Jorge’s Lesson in Love & Humility

Jorge’s Lesson in Love & Humility September 6, 2011

A few years ago, I agreed to go on a Polish walking pilgrimage from somewhere in New Jersey to the National Shrine of Our Lady of Czestochowa in Doylestown, Pennsylvania. The distance was 70 miles, the duration three days, and the plan was to arrive at the Shrine for Mass on the Feast of the Assumption, August 15. Overnights were to be spent in tents in state parks and other available ground, with food and personal facilities supplied by a cadre of pilgrimage staff. Our rucksacks and duffle bags were transported by truck to the sleeping areas, where a Mass in Polish was celebrated every evening following dinner.

I arrived with typical aplomb, ready to knock out the march in short order. Secretly, I scoffed at the idea that 70 miles over three days – THREE DAYS! – might be anything even approaching a challenge. But despite my extensive infantry training in the US Army, I had made a fatal mistake. I had chosen the wrong shoes for the event, opting for a pair of leather boots that got wet on the night before we set out. As everyone knows, wet leather shrinks, and so by the time the march began my boots were at least a size too tight, and I had no replacements. My sunny optimism quickly faded into a deep foreboding.

Sure enough, by lunch on the first day my feet were a mass of blisters. We had only gone about ten miles over four hours, but I could barely walk. Actually, if we had kept walking the entire 70 miles right there and then I might have been all right, but the extended lunch break did me in, and when I rose to resume the march, the pain was excruciating.

So there I was, an overweight but otherwise fit man in my 40’s being lapped in the sweltering New Jersey summer sun by elderly Polish women in bad shoes and black babushkas. Then an angel appeared in the form of Jorge, a 17-year old Puerto Rican kid from White Plains, NY, who saw my distress and asked how he could help. In my pride I tried to laugh him off, but as the miles wore on the pain grew worse, until finally I was trudging along on the blades of my feet to spare my tender, poached flesh.
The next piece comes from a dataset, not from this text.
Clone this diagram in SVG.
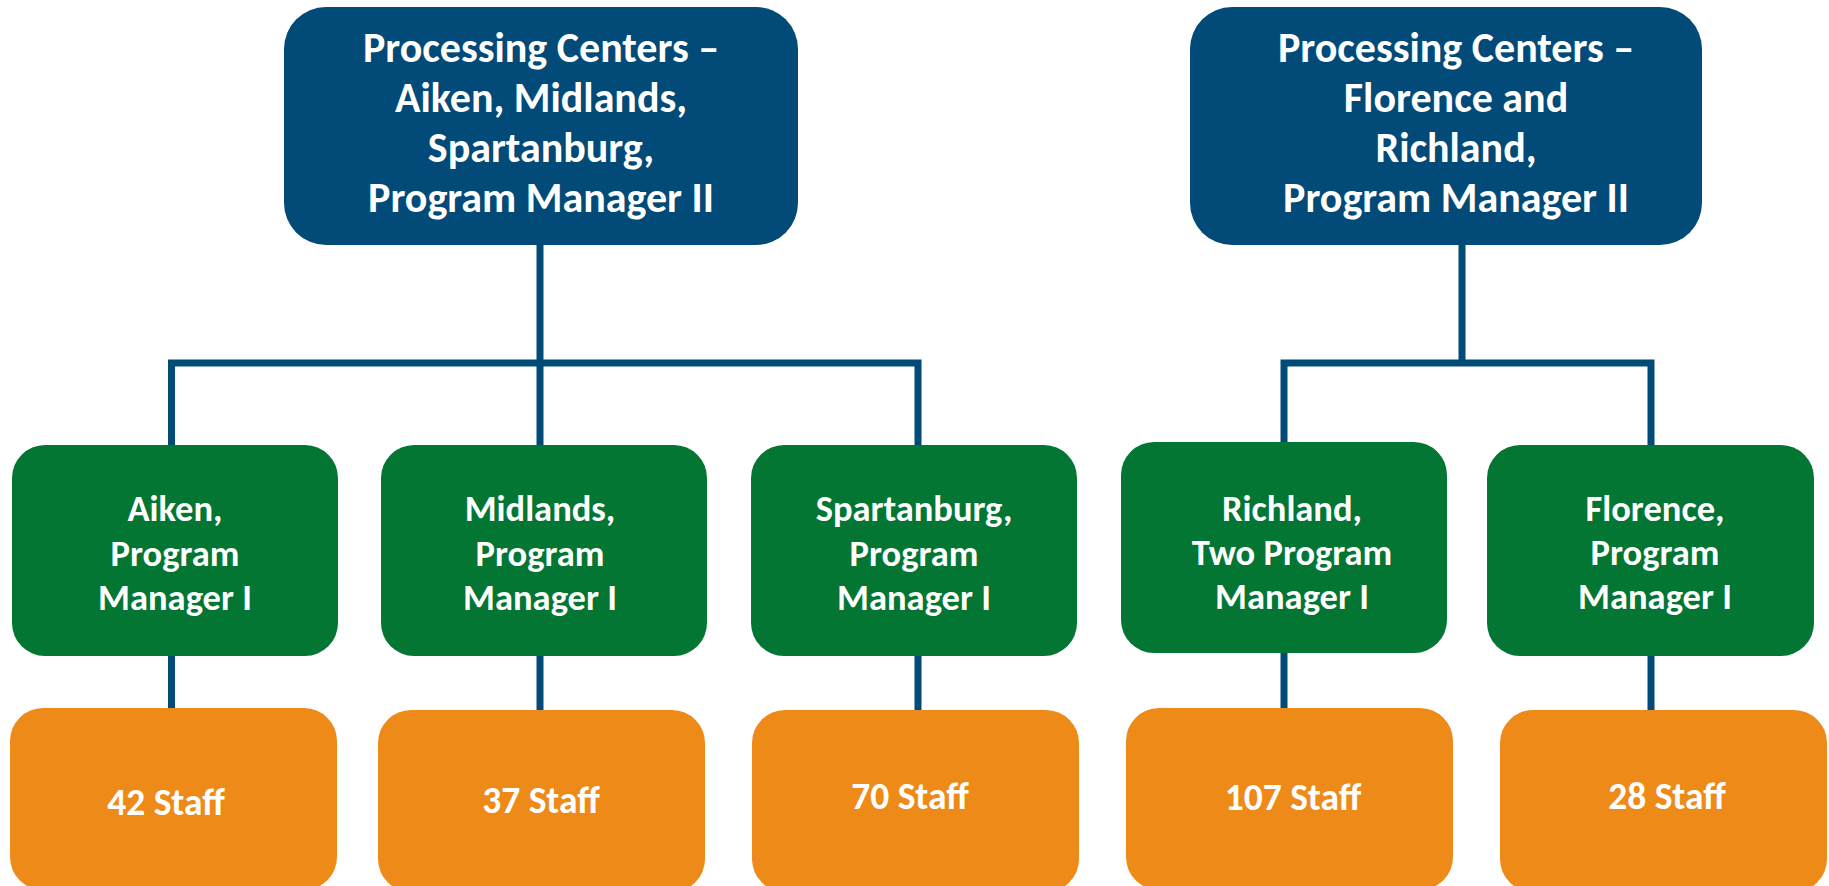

Through it all, Jorge hovered close by, occasionally offering me water and asking if I need help.

When we finally reached that night’s encampment, Jorge offered to retrieve my gear from the truck and build my tent. Then he went and found a nurse to attend to my blisters. Just as she was leaving, Jorge returned with a steaming plate of food and a cup of Kool-Aid. He helped me to Mass later and then back to my tent. He even set his tent next to mine in case I needed anything during the night. In the morning he broke my tent, packed my bags, loaded them on the truck, brought me breakfast and helped me down to the latrines.

And so it went for the next two days. The blisters only got worse, of course, and soaking rains both days didn’t help either the boots or the blisters. In fact, I spent most of the final day walking without shoes at all, preferring socks to the cramped, waterlogged boots. But through it all there was Jorge, my angel. As we sang songs and prayed the Rosary (we must have said 500 decades in three days), he was always there to care for and encourage me. He had made himself my servant because he saw my need. I am eternally grateful to him.

So, here’s what I learned that week. I learned that true Christian humility often means letting other people serve you. It means dropping all pretense of autonomy and power, and embracing the humiliation that comes when our false identities are broken. Dorothy Day wrote that “We have all known the long loneliness, and we have found that the answer is community.” Why ‘community?’ Because community means giving others the chance to be Christ to us when we really need them. It means accepting the limitations of our bodies and our spirits, and embracing our need for one another. It means placing all our trust and finding all our strength in Jesus, as well as in those who offer love in His name and for His sake.